REPUBLIKA.CO.ID,JAKARTA--New York City, yang diporak-porandakan Badai Sandy akhir Oktober dan diterjang badai salju tak biasa awal musim dingin pada Rabu (7/11), memberlakukan kebijakan penjatahan bahan bakar pada Jumat, dalam menghadapi kekurangan bahan bakar di seluruh kota tersebut.
Wali Kota Michael Bloomberg, Kamis (8/11), menandatangani instruksi darurat guna memberlakukan sistem plat nomor ganjil-genap bagi pembelian bensin.
Hanya mobil dengan plat nomor ganjil akan diperkenankan mengisi bahan bakar pada tanggal ganjil, sementara kendaraan bermotor dengan nomor yang berakhir genap atau nol akan memenuhi syarat mengisi bahan bakar pada tanggal genap, kata Wali Kota Bloomberg.
"Badai pekan lalu sangat mempengaruhi sistem bahan bakar --membuat tak berfungsi prasarana penting yang diperlukan untuk membagikan bensin," kata Wali Kota Bloomberg ketika mengumumkan penjatahan tersebut. "Ini bukan langkah yang kami lakukan dengan enteng.
Namun, mengingat kekurangan yang akan kami hadapi selama beberapa pekan ke depan, dan meningkatkan kekecewaan warga New York, kami percaya ini adalah langkah yang tepat."
Sistem genap-ganjil sementara itu, yang diputuskan guna mengurangi waktu dan menunggu dan antrian di stasiun pompa bensin di lima permukiman New York City, akan berlaku sampai ada pemberitahuan lebih lanjut, kata wali kota tersebut sebagaimana dilaporkan Xinhua --yang dipantau ANTARA di Jakarta, Jumat pagi.

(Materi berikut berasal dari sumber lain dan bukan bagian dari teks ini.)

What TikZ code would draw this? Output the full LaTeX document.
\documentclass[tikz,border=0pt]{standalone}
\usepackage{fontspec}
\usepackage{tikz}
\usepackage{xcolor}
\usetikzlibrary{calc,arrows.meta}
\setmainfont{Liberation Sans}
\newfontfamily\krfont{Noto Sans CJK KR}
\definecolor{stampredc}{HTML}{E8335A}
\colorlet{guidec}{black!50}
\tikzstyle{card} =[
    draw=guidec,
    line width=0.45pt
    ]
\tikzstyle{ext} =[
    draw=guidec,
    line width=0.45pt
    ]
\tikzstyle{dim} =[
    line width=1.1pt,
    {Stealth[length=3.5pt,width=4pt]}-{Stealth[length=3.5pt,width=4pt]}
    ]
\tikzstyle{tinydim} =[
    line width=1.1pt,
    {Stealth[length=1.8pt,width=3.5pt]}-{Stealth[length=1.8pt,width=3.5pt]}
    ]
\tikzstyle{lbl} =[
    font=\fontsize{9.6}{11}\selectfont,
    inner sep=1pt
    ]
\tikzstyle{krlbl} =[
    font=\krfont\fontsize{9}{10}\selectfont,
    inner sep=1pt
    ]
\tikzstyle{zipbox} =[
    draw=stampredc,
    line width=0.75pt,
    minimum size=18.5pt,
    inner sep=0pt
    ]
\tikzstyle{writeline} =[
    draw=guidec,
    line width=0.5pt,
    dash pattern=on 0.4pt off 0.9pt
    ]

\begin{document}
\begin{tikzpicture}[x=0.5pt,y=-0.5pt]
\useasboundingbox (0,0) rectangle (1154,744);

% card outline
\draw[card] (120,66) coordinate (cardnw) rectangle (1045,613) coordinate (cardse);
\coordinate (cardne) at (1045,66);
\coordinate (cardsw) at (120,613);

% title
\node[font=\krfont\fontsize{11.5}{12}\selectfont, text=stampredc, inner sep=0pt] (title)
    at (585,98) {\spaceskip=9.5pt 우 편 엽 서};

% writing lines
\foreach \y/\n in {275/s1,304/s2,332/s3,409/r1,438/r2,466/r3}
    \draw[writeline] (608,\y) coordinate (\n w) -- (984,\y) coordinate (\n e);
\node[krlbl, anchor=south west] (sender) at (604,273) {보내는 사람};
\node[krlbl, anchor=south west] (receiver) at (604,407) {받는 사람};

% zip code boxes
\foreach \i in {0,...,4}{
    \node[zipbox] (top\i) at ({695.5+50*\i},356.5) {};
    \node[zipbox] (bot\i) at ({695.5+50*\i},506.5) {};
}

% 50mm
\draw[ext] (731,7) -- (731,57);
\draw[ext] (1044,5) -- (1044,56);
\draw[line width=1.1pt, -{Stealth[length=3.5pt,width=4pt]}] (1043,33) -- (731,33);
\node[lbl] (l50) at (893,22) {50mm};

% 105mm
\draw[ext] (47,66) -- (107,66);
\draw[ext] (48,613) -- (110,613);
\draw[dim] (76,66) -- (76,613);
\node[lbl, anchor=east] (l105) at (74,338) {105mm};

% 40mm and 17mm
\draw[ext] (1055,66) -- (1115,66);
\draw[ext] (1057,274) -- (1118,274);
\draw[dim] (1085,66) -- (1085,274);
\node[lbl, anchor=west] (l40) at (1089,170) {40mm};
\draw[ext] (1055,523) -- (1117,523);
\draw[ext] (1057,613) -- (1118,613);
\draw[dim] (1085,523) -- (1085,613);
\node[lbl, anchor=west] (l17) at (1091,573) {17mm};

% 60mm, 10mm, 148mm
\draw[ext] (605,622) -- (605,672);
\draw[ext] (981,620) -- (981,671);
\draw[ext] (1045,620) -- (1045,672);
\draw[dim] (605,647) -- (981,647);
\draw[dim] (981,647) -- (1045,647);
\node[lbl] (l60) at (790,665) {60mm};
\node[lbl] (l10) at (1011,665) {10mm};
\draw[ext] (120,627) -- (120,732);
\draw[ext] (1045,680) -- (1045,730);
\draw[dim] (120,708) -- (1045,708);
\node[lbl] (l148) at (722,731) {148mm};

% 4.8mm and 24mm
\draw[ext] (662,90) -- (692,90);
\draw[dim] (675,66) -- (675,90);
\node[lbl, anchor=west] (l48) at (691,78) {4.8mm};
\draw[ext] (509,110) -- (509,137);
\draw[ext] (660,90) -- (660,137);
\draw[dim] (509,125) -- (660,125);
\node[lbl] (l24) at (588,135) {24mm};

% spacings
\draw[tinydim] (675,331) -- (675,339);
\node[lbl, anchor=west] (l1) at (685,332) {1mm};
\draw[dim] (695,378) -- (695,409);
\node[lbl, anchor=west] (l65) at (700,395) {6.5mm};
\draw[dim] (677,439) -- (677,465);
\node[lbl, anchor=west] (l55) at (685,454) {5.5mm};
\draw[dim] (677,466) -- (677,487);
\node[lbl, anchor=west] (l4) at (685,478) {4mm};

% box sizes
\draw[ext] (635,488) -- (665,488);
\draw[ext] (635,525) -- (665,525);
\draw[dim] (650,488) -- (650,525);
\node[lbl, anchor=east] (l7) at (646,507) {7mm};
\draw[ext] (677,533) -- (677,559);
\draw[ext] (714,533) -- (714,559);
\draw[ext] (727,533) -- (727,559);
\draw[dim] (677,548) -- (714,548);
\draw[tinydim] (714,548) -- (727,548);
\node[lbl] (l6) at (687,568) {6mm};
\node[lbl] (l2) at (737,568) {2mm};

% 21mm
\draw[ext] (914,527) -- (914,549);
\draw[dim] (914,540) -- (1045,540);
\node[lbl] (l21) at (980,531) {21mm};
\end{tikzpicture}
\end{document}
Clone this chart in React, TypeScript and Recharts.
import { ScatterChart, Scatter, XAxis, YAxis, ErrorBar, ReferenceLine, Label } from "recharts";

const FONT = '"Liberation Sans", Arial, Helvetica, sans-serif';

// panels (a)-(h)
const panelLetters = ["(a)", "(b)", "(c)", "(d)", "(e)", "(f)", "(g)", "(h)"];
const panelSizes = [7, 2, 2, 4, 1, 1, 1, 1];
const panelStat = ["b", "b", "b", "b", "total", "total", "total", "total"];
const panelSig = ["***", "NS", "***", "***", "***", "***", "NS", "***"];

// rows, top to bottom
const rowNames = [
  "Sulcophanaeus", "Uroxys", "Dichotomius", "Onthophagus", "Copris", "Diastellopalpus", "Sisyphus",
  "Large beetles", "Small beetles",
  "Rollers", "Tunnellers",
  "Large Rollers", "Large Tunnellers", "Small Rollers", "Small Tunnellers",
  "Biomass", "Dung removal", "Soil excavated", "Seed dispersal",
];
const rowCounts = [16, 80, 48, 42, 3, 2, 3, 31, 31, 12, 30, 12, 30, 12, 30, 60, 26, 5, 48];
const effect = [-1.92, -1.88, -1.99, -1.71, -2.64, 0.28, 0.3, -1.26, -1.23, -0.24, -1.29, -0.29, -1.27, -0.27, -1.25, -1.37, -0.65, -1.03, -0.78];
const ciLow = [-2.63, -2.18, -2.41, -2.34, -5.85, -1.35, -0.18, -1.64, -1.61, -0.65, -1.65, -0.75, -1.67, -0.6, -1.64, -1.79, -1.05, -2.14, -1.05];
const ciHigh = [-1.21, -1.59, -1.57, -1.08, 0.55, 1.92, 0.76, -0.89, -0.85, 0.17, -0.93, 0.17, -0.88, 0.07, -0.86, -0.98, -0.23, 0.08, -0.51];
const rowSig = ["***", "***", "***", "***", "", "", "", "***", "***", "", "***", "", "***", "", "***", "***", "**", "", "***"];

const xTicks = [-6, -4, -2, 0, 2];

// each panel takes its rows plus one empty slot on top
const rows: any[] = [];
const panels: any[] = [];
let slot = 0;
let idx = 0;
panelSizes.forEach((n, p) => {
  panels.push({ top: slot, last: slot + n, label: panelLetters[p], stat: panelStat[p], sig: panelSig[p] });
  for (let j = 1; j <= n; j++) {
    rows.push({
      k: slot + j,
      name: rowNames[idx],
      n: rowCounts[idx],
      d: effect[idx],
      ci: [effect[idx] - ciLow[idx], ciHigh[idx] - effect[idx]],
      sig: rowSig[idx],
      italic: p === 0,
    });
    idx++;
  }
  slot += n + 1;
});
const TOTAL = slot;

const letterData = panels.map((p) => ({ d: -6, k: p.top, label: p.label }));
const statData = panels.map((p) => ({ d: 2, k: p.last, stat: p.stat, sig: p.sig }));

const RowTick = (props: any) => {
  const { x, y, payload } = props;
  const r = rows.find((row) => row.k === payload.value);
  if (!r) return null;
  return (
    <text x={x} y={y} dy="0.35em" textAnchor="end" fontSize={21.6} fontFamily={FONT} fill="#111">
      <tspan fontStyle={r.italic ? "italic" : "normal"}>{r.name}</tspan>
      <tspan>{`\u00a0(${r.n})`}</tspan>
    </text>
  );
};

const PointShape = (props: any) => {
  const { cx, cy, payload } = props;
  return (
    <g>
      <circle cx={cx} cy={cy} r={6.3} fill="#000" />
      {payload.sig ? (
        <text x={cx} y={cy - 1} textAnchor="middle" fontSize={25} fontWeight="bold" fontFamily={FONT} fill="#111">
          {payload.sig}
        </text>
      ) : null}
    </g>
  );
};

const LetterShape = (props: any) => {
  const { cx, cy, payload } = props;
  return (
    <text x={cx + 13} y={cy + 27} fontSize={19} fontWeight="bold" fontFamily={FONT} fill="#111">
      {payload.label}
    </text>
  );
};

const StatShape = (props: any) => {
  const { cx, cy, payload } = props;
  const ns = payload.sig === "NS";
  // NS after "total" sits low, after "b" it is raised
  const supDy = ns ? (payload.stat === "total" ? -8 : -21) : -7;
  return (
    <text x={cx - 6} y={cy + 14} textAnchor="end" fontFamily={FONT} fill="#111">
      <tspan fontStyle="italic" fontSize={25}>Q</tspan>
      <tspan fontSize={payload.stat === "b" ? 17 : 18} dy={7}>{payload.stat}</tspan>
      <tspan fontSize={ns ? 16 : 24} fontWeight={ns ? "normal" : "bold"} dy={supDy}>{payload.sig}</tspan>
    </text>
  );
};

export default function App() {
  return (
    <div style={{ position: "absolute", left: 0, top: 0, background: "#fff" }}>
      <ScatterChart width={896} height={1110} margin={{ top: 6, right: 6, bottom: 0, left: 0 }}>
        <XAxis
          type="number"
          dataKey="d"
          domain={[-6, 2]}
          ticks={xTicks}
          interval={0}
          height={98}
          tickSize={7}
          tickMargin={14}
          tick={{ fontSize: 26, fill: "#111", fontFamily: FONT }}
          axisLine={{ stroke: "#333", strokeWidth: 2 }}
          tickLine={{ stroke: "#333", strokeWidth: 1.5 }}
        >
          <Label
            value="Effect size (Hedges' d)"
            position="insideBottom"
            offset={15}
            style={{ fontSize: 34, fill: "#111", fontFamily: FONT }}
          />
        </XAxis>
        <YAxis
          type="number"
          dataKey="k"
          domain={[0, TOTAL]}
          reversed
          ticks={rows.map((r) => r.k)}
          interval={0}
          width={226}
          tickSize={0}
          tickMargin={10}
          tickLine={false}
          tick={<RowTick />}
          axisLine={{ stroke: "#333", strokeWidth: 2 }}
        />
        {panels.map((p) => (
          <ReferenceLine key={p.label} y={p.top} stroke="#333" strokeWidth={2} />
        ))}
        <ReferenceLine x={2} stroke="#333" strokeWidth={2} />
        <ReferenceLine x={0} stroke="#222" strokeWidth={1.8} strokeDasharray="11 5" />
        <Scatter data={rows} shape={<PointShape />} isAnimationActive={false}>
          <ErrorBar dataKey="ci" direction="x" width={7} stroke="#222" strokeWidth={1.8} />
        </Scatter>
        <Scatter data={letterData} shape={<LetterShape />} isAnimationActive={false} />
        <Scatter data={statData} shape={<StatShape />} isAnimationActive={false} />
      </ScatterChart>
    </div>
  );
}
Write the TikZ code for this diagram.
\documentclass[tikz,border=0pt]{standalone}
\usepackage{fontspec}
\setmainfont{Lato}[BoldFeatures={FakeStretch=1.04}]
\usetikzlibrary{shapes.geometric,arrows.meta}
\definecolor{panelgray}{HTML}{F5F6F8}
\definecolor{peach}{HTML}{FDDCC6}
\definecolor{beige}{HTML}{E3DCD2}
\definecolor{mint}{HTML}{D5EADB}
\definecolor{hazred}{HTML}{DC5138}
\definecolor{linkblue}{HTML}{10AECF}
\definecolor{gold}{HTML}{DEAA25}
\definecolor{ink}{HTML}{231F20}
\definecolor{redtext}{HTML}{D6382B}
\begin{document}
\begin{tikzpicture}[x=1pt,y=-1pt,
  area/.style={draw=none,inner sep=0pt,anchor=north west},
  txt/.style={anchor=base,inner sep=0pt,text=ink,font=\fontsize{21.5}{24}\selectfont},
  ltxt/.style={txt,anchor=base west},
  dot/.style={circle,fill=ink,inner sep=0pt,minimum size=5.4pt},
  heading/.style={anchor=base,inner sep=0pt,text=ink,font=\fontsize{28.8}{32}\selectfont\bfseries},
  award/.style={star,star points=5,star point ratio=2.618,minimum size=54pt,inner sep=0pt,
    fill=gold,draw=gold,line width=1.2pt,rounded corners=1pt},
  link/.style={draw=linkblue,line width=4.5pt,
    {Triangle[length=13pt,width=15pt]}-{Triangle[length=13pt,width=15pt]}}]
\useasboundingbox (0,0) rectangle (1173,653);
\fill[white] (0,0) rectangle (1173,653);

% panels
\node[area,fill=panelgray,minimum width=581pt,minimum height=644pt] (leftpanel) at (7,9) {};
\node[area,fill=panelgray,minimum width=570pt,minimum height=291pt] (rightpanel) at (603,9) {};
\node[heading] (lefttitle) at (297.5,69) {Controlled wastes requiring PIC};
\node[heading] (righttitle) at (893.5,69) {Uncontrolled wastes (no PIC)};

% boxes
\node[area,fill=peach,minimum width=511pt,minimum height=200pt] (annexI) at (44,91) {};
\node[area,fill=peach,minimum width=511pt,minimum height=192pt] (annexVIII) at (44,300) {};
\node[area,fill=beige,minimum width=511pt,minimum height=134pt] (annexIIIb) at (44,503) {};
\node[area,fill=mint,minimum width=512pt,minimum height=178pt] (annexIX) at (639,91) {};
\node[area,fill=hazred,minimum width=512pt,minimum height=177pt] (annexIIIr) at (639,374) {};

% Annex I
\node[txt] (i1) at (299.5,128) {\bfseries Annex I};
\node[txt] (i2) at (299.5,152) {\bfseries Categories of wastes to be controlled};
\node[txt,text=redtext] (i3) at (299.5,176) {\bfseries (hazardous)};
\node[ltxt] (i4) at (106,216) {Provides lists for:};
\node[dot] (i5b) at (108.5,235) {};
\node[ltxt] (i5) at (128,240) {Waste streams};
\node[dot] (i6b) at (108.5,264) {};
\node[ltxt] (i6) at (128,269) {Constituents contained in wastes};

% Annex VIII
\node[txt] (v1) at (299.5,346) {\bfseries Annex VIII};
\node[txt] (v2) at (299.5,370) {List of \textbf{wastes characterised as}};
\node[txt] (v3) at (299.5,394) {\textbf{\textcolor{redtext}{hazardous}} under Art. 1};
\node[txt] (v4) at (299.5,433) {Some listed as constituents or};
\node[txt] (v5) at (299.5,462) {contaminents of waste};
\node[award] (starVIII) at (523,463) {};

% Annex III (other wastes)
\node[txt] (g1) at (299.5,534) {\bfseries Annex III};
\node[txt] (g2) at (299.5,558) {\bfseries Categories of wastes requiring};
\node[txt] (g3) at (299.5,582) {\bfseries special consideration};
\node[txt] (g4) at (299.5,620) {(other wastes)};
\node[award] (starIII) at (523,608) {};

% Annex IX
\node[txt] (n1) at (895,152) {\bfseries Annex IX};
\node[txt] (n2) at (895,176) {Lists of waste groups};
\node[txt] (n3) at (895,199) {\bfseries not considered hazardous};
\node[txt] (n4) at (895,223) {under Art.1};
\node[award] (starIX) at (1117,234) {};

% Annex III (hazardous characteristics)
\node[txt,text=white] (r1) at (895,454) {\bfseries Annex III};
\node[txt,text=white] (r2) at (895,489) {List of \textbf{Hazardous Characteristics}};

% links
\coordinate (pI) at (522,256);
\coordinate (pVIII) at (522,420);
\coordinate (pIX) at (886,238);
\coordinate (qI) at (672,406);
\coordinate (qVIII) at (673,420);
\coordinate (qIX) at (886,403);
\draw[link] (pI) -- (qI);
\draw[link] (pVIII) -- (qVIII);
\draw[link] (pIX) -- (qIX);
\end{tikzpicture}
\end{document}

Nassau dan Suffolk, dua kabupaten yang berada di Daerah Metropolitan New York tapi diperintah oleh Negara Bagian New York, akan bergabung dengan New York City dalam praktek sistem baru penjatahan bahan bakar.
Dalam taklimat pada Kamis, Gubernur New York Andrew Cuomo mengatakan keputusan semacam itu diserahkan kepada kabupaten. Namun warga Long Island, yang frustrasi, berharap Cuomo dan pejabat lain pemerintah bertindak lebih lanjut guna mengatasi kekurangan bensin.
Badai Sandy menerjang East Coast, AS, dan mendarat di New Jersey pada 29 Oktober, menewaskan lebih dari 100 orang dan memutus pasokan listrik buat 8,5 juta orang lebih pada puncaknya, serta menimbulkan kerusakan yang diperkirakan berjumlah 50 miliar dolar AS.